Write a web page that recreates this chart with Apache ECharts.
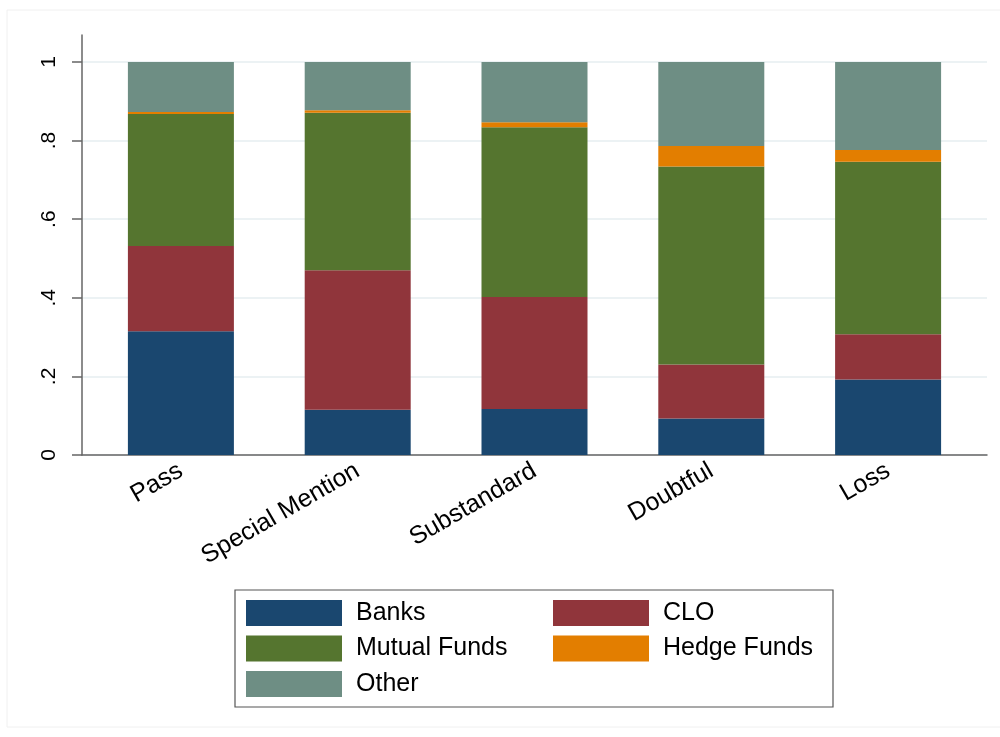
--*--
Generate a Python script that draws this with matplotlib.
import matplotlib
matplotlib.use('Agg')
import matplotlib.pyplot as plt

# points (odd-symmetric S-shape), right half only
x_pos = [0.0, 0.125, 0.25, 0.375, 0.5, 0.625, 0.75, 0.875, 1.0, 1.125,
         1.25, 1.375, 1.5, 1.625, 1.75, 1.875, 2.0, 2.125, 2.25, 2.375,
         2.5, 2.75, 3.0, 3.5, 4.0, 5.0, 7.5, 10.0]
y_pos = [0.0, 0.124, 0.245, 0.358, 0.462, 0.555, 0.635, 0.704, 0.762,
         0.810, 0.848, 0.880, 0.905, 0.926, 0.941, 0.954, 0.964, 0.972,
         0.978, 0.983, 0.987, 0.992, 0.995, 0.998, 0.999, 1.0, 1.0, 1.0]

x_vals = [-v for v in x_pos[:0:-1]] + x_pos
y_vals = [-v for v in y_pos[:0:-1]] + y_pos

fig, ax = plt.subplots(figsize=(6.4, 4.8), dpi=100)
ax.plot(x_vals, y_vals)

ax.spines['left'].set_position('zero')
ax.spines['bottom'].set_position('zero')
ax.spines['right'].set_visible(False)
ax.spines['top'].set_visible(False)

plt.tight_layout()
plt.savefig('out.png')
--*--
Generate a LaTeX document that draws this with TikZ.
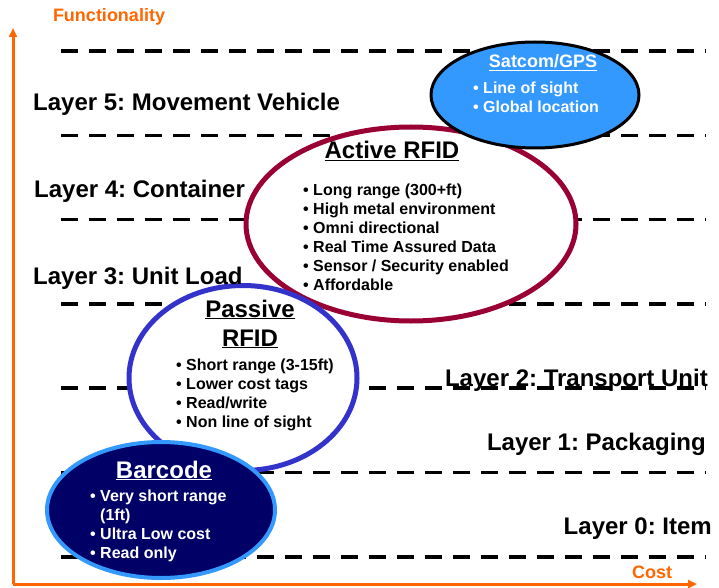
--*--
> _REQUIREMENT_
Find the lines containing "matplotlib" and list every one of them.

> _WORKED ANSWER_
Generate a Python script that draws this with matplotlib.
import matplotlib
matplotlib.use('Agg')
import matplotlib.pyplot as plt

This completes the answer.